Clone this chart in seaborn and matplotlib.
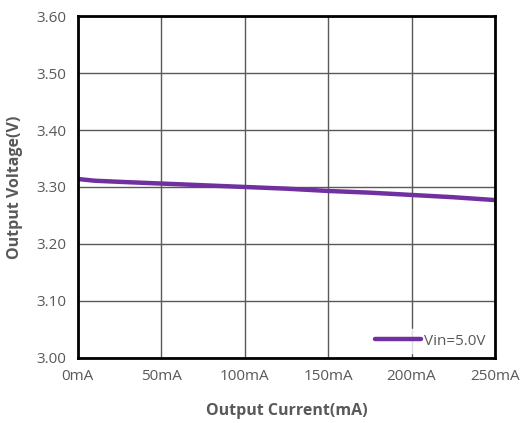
import pandas as pd
import seaborn as sns
import matplotlib.pyplot as plt

# data
current_ma = [0, 10, 25, 50, 75, 100, 125, 150, 175, 200, 225, 250]
voltage_v = [3.314, 3.311, 3.309, 3.306, 3.303, 3.300, 3.297, 3.293, 3.290, 3.286, 3.282, 3.277]
series_name = "Vin=5.0V"
x_ticks = [0, 50, 100, 150, 200, 250]
x_labels = ["0mA", "50mA", "100mA", "150mA", "200mA", "250mA"]
y_ticks = [3.00, 3.10, 3.20, 3.30, 3.40, 3.50, 3.60]

df = pd.DataFrame({"current": current_ma, "voltage": voltage_v, "series": series_name})

sns.set_style("white")
plt.rcParams["font.family"] = ["Open Sans", "DejaVu Sans"]

fig = plt.figure(figsize=(5.26, 4.23), dpi=100)
ax = fig.add_axes([0.148, 0.154, 0.793, 0.808])

sns.lineplot(data=df, x="current", y="voltage", hue="series", palette=["#7030A0"],
             linewidth=3.2, ax=ax)

ax.set_xlim(0, 250)
ax.set_ylim(3.0, 3.6)
ax.set_xticks(x_ticks)
ax.set_xticklabels(x_labels)
ax.set_yticks(y_ticks)
ax.set_yticklabels([f"{v:.2f}" for v in y_ticks])
ax.tick_params(axis="both", length=0, labelsize=11, colors="#595959", pad=8)
ax.grid(True, color="#595959", linewidth=1.0)
ax.set_axisbelow(True)
for s in ax.spines.values():
    s.set_color("black")
    s.set_linewidth(2.0)

ax.set_xlabel("Output Current(mA)", fontsize=11.5, fontweight="bold", color="#595959", labelpad=14)
ax.set_ylabel("Output Voltage(V)", fontsize=11.5, fontweight="bold", color="#595959", labelpad=10)

leg = ax.legend(loc="lower right", frameon=True, fontsize=11, handlelength=3.0,
                handletextpad=0.2, borderaxespad=0.3, borderpad=0.3)
leg.get_frame().set_facecolor("white")
leg.get_frame().set_edgecolor("white")
for t in leg.get_texts():
    t.set_color("#595959")

fig.savefig("out.png", dpi=100)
____________________
- Given problem: Return the listing above word for word, with the pictures removed.

- Output below:
Clone this chart in seaborn and matplotlib.
import pandas as pd
import seaborn as sns
import matplotlib.pyplot as plt

# data
current_ma = [0, 10, 25, 50, 75, 100, 125, 150, 175, 200, 225, 250]
voltage_v = [3.314, 3.311, 3.309, 3.306, 3.303, 3.300, 3.297, 3.293, 3.290, 3.286, 3.282, 3.277]
series_name = "Vin=5.0V"
x_ticks = [0, 50, 100, 150, 200, 250]
x_labels = ["0mA", "50mA", "100mA", "150mA", "200mA", "250mA"]
y_ticks = [3.00, 3.10, 3.20, 3.30, 3.40, 3.50, 3.60]

df = pd.DataFrame({"current": current_ma, "voltage": voltage_v, "series": series_name})

sns.set_style("white")
plt.rcParams["font.family"] = ["Open Sans", "DejaVu Sans"]

fig = plt.figure(figsize=(5.26, 4.23), dpi=100)
ax = fig.add_axes([0.148, 0.154, 0.793, 0.808])

sns.lineplot(data=df, x="current", y="voltage", hue="series", palette=["#7030A0"],
             linewidth=3.2, ax=ax)

ax.set_xlim(0, 250)
ax.set_ylim(3.0, 3.6)
ax.set_xticks(x_ticks)
ax.set_xticklabels(x_labels)
ax.set_yticks(y_ticks)
ax.set_yticklabels([f"{v:.2f}" for v in y_ticks])
ax.tick_params(axis="both", length=0, labelsize=11, colors="#595959", pad=8)
ax.grid(True, color="#595959", linewidth=1.0)
ax.set_axisbelow(True)
for s in ax.spines.values():
    s.set_color("black")
    s.set_linewidth(2.0)

ax.set_xlabel("Output Current(mA)", fontsize=11.5, fontweight="bold", color="#595959", labelpad=14)
ax.set_ylabel("Output Voltage(V)", fontsize=11.5, fontweight="bold", color="#595959", labelpad=10)

leg = ax.legend(loc="lower right", frameon=True, fontsize=11, handlelength=3.0,
                handletextpad=0.2, borderaxespad=0.3, borderpad=0.3)
leg.get_frame().set_facecolor("white")
leg.get_frame().set_edgecolor("white")
for t in leg.get_texts():
    t.set_color("#595959")

fig.savefig("out.png", dpi=100)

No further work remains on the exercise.